On the flip side, some of the top teams in the game before the trade deadline have been floundering. Of the top 15 teams in the Majors – the 15 teams that are competing for playoff spots – only six of them have shown a profit since July 31. And three of the six profitable squads (Yankees, Braves, Rockies) really didn’t make any significant moves (the Yanks brought in Jerry Hairston).
Here are the records of the teams competing for playoff spots since July 31:
N.Y. Yankees – 7-1
Boston – 2-6
Detroit – 6-3
White Sox – 4-4
Minnesota – 2-6
L.A. Angels – 4-4
Texas – 4-5
Philadelphia – 2-6
Florida – 4-4
Atlanta – 6-3
St. Louis – 5-2
Cubs – 4-4
L.A. Dodgers – 3-6
Colorado – 5-3
San Fran – 5-3
So the Phillies (Cliff Lee), the Red Sox (Victor Martinez) and the Twins (Orlando Cabrera), three of the biggest beneficiaries of the trade deadline, are a combined 6-18 since making their deals. Detroit (Jarrod Washburn), St. Louis (Matt Holiday) and the Yankees have been playing great since the deadline. But the Mariners and A’s have been doing just fine without their traded stars. And in the case of the A’s, Oakland has been significantly better at the plate and in the field without Holliday.
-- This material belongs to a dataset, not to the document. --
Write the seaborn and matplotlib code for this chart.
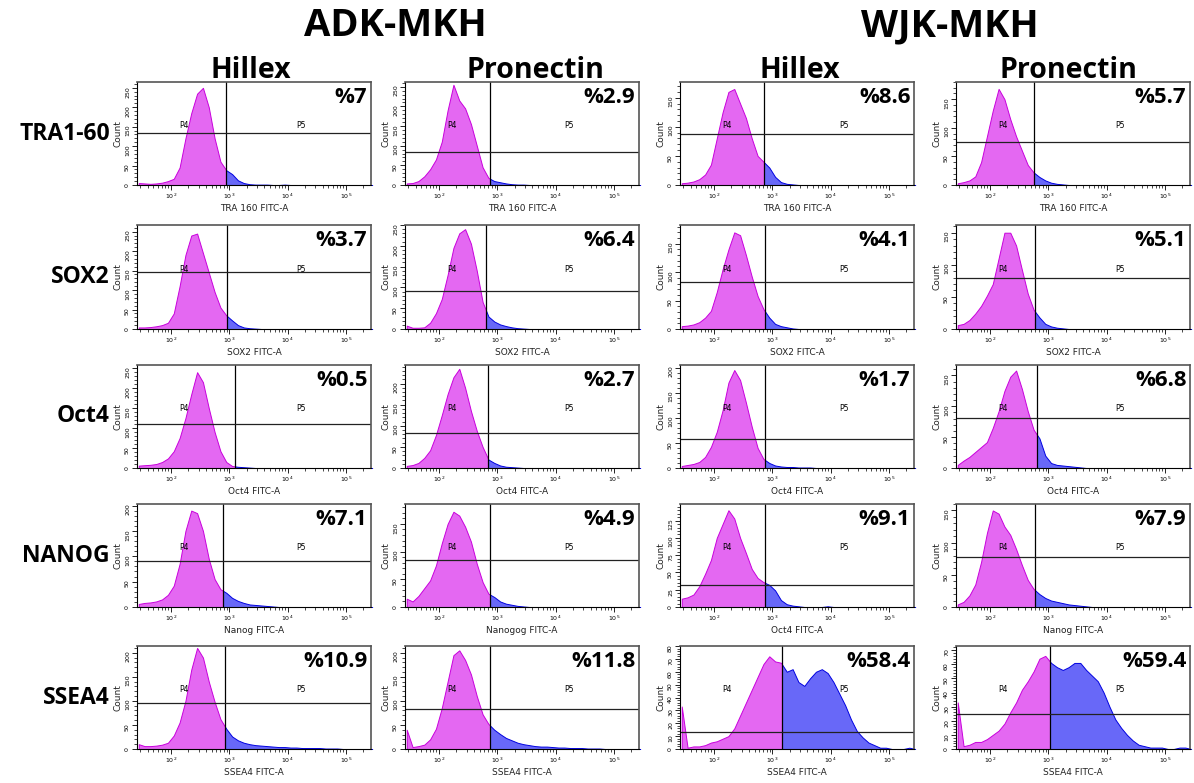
import numpy as np
import pandas as pd
import seaborn as sns
import matplotlib.pyplot as plt
import matplotlib.ticker as mticker
from matplotlib.patches import Rectangle

# log10 fluorescence grid, 0.1 decade bins (1.4 ... 5.5)
bin_edges = [round(k / 10, 2) for k in range(14, 56)]
bin_centers = [(a + b) / 2 for a, b in zip(bin_edges[:-1], bin_edges[1:])]
n_bins = len(bin_centers)

groups = ["ADK-MKH", "WJK-MKH"]
coatings = ["Hillex", "Pronectin", "Hillex", "Pronectin"]
markers = ["TRA1-60", "SOX2", "Oct4", "NANOG", "SSEA4"]

x_labels = [
    ["TRA 160 FITC-A"] * 4,
    ["SOX2 FITC-A"] * 4,
    ["Oct4 FITC-A"] * 4,
    ["Nanog FITC-A", "Nanogog FITC-A", "Oct4 FITC-A", "Nanog FITC-A"],
    ["SSEA4 FITC-A"] * 4,
]
percent_labels = [
    ["%7", "%2.9", "%8.6", "%5.7"],
    ["%3.7", "%6.4", "%4.1", "%5.1"],
    ["%0.5", "%2.7", "%1.7", "%6.8"],
    ["%7.1", "%4.9", "%9.1", "%7.9"],
    ["%10.9", "%11.8", "%58.4", "%59.4"],
]
# P4/P5 gate position (log10 FITC) and horizontal gate line (count)
gates = [
    [2.94, 2.88, 2.86, 2.75],
    [2.97, 2.81, 2.88, 2.77],
    [3.10, 2.84, 2.87, 2.81],
    [2.89, 2.87, 2.87, 2.77],
    [2.92, 2.88, 3.16, 3.03],
]
gate_hlines = [
    [135, 83, 88, 76],
    [146, 92, 82, 79],
    [110, 84, 58, 81],
    [91, 84, 31.5, 78],
    [96, 84, 13.5, 25],
]
y_max = [
    [265, 262, 177, 180],
    [267, 250, 183, 162],
    [258, 244, 205, 167],
    [203, 186, 149, 160],
    [214, 214, 80, 73],
]
y_step = [
    [50, 50, 50, 50],
    [50, 50, 50, 50],
    [50, 50, 50, 50],
    [50, 50, 25, 50],
    [50, 50, 10, 10],
]

# counts per bin, starting at the 1.45 bin centre
tra_adk_hillex = [5, 4, 3, 4, 6, 10, 16, 45, 120, 185, 235, 250, 200, 120, 60, 38, 28, 12, 5, 2, 1, 1, 1, 0, 0, 1]
tra_adk_pron = [4, 5, 10, 22, 40, 65, 110, 190, 255, 215, 195, 155, 100, 45, 18, 10, 7, 4, 2, 1, 1]
tra_wjk_hillex = [3, 4, 6, 10, 18, 35, 80, 125, 160, 165, 140, 115, 80, 50, 40, 30, 14, 5, 2, 1]
tra_wjk_pron = [3, 5, 8, 15, 40, 85, 130, 168, 150, 115, 85, 60, 35, 22, 14, 8, 4, 2, 1]

sox_adk_hillex = [4, 4, 5, 7, 10, 16, 40, 110, 190, 240, 245, 195, 145, 95, 55, 35, 22, 10, 4, 2, 1]
sox_adk_pron = [8, 3, 3, 4, 15, 38, 72, 130, 195, 230, 240, 205, 140, 65, 30, 18, 11, 7, 4, 2, 1]
sox_wjk_hillex = [5, 6, 8, 12, 20, 32, 65, 105, 140, 170, 165, 130, 92, 58, 35, 20, 9, 5, 3, 1]
sox_wjk_pron = [6, 8, 14, 24, 36, 52, 70, 110, 150, 150, 130, 92, 55, 30, 18, 8, 4, 2, 1]

oct_adk_hillex = [6, 7, 8, 10, 15, 24, 42, 75, 125, 185, 240, 215, 150, 90, 42, 15, 5, 3, 2, 1]
oct_adk_pron = [5, 7, 12, 24, 42, 78, 125, 175, 215, 235, 190, 135, 88, 50, 20, 12, 6, 3, 2, 1]
oct_wjk_hillex = [4, 6, 8, 12, 22, 42, 72, 115, 170, 195, 175, 130, 82, 40, 18, 10, 5, 3, 2, 2, 1, 1, 1]
oct_wjk_pron = [5, 12, 18, 26, 34, 42, 65, 92, 125, 148, 158, 128, 92, 62, 48, 20, 8, 5, 4, 3, 2, 1]

nanog_adk_hillex = [6, 8, 9, 11, 15, 24, 42, 85, 150, 190, 185, 150, 95, 55, 35, 28, 18, 12, 8, 5, 4, 3, 2, 1]
nanog_adk_pron = [15, 10, 20, 34, 48, 75, 115, 150, 172, 165, 145, 118, 78, 45, 24, 18, 10, 6, 4, 2, 1]
nanog_wjk_hillex = [12, 14, 18, 30, 48, 68, 100, 120, 140, 128, 100, 78, 55, 42, 36, 32, 24, 10, 4, 2, 1, 0, 0, 0, 0, 1]
nanog_wjk_pron = [4, 8, 18, 35, 70, 115, 150, 145, 125, 112, 90, 65, 42, 28, 20, 14, 10, 8, 6, 4, 3, 2, 1]

ssea_adk_hillex = [10, 6, 6, 7, 9, 13, 28, 55, 100, 165, 210, 190, 140, 98, 62, 42, 26, 18, 13, 10, 8, 7, 6,
                   5, 4, 4, 3, 3, 2, 2, 2, 2, 1, 1, 1]
ssea_adk_pron = [40, 4, 6, 9, 20, 42, 85, 140, 195, 205, 185, 155, 110, 72, 52, 40, 31, 23, 18, 13, 10, 8, 6,
                 5, 5, 4, 3, 3, 2, 2, 2, 1, 1, 1]
ssea_wjk_hillex = [33, 1, 2, 2, 3, 5, 6, 8, 10, 16, 26, 36, 46, 56, 66, 72, 68, 67, 60, 62, 52, 49, 55, 60,
                   62, 59, 52, 43, 34, 23, 14, 9, 5, 3, 1, 1, 0, 0, 0, 1]
ssea_wjk_pron = [33, 2, 3, 5, 5, 7, 10, 13, 18, 26, 33, 42, 48, 55, 64, 66, 61, 58, 56, 58, 61, 61, 56, 52,
                 48, 40, 30, 21, 15, 10, 6, 3, 2, 1, 1, 1, 0, 0, 1, 1]

counts = [
    [tra_adk_hillex, tra_adk_pron, tra_wjk_hillex, tra_wjk_pron],
    [sox_adk_hillex, sox_adk_pron, sox_wjk_hillex, sox_wjk_pron],
    [oct_adk_hillex, oct_adk_pron, oct_wjk_hillex, oct_wjk_pron],
    [nanog_adk_hillex, nanog_adk_pron, nanog_wjk_hillex, nanog_wjk_pron],
    [ssea_adk_hillex, ssea_adk_pron, ssea_wjk_hillex, ssea_wjk_pron],
]


def pad(vals):
    return list(vals) + [0] * (n_bins - len(vals))


sns.set_theme(style="ticks")
plt.rcParams["font.family"] = ["Open Sans", "DejaVu Sans"]
plt.rcParams["text.color"] = "black"
plt.rcParams["axes.labelcolor"] = "#222222"
plt.rcParams["xtick.color"] = "black"
plt.rcParams["ytick.color"] = "black"

MAGENTA, MAGENTA_EDGE = "#e468f2", "#c800dc"
BLUE, BLUE_EDGE = "#6868f8", "#0000e0"

W, H = 1194, 783
fig = plt.figure(figsize=(W / 100, H / 100), dpi=100)

col_left = [137, 405, 680, 956]
col_width = 234
row_span = [(82, 185), (225, 329), (365, 468), (504, 607), (646, 749)]
xmin, xmax = 1.42, 5.43

minor_x = [np.log10(k) + d for d in range(1, 6) for k in range(2, 10)]
minor_x = [v for v in minor_x if xmin < v < xmax]

for r, marker in enumerate(markers):
    top, bot = row_span[r]
    for c in range(4):
        ax = fig.add_axes([col_left[c] / W, 1 - bot / H, col_width / W, (bot - top) / H])
        df = pd.DataFrame({"fitc": bin_centers, "count": pad(counts[r][c])})
        g = gates[r][c]
        # negative (P4) part magenta, positive (P5) part blue
        for lo, hi, face, edge in [(0.0, g, MAGENTA, MAGENTA_EDGE), (g, 7.0, BLUE, BLUE_EDGE)]:
            sns.histplot(data=df, x="fitc", weights="count", bins=bin_edges, element="poly",
                         fill=True, facecolor=face, edgecolor=edge, linewidth=0.7, ax=ax)
            ax.collections[-1].set_clip_path(Rectangle((lo, -10), hi - lo, 1e4, transform=ax.transData))

        ax.set_xlim(xmin, xmax)
        ax.set_ylim(0, y_max[r][c])
        ax.axvline(g, color="black", lw=0.9)
        ax.axhline(gate_hlines[r][c], color="#222222", lw=0.9)

        ax.text(0.2, 0.53, "P4", transform=ax.transAxes, fontsize=5.5, ha="center", va="bottom",
                family="DejaVu Sans")
        ax.text(0.7, 0.53, "P5", transform=ax.transAxes, fontsize=5.5, ha="center", va="bottom",
                family="DejaVu Sans")
        ax.text(0.985, 0.95, percent_labels[r][c], transform=ax.transAxes, ha="right", va="top",
                fontsize=16, fontweight="bold")

        ax.set_xticks([2, 3, 4, 5])
        ax.set_xticklabels([r"10$^{%d}$" % d for d in range(2, 6)])
        ax.set_xticks(minor_x, minor=True)
        ax.yaxis.set_major_locator(mticker.MultipleLocator(y_step[r][c]))
        ax.yaxis.set_minor_locator(mticker.AutoMinorLocator(5))
        ax.tick_params(axis="both", which="major", length=3.5, width=0.6, labelsize=4.5, pad=1.5)
        ax.tick_params(axis="both", which="minor", length=2, width=0.5)
        ax.tick_params(axis="y", labelrotation=90)
        for lab in ax.get_xticklabels() + ax.get_yticklabels():
            lab.set_family("DejaVu Sans")
        ax.set_xlabel(x_labels[r][c], fontsize=6.5, labelpad=2, family="DejaVu Sans")
        ax.set_ylabel("Count", fontsize=6.5, labelpad=2, family="DejaVu Sans")

        for side in ["left", "bottom"]:
            ax.spines[side].set_color("black")
            ax.spines[side].set_linewidth(0.8)
        for side in ["top", "right"]:
            ax.spines[side].set_visible(True)
            ax.spines[side].set_color("#555555")
            ax.spines[side].set_linewidth(1.2)

    fig.text(110 / W, 1 - ((top + bot) / 2) / H, marker, ha="right", va="center",
             fontsize=16.5, fontweight="bold")

# group and coating headers
for x_px, name in zip([395, 950], groups):
    fig.text(x_px / W, 1 - 26 / H, name, ha="center", va="center", fontsize=27.5, fontweight="bold")
for x_px, name in zip([251, 535, 800, 1068], coatings):
    fig.text(x_px / W, 1 - 70 / H, name, ha="center", va="center", fontsize=20.5, fontweight="bold")

fig.savefig("out.png", dpi=100)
Obviously there are confounding factors that I’m glossing over here. Things like the schedule, injuries, and other random factors have contributed to the good/poor play of teams this August. But the bottom line is that it can’t be a coincidence that the teams that dumped players are starting to win and the teams making a playoff push are starting to falter. There isn’t an easy explanation and my best guess is just that the teams near the bottom of the standings have started to relax. They are resigned to their fates and they are just going out there and playing the game, not worrying about their jobs or where they are in the standings but just focusing on each at-bat and each pitch. Being relaxed and playing with nothing to lose can be a big asset for a team. And that’s why Week 17 in the NFL is usually such a shit show.
Anyway, I don’t really expect it to continue. But if you think you can just mop up by betting on the Big Boys against the Weaker Sisters you are sorely mistaken.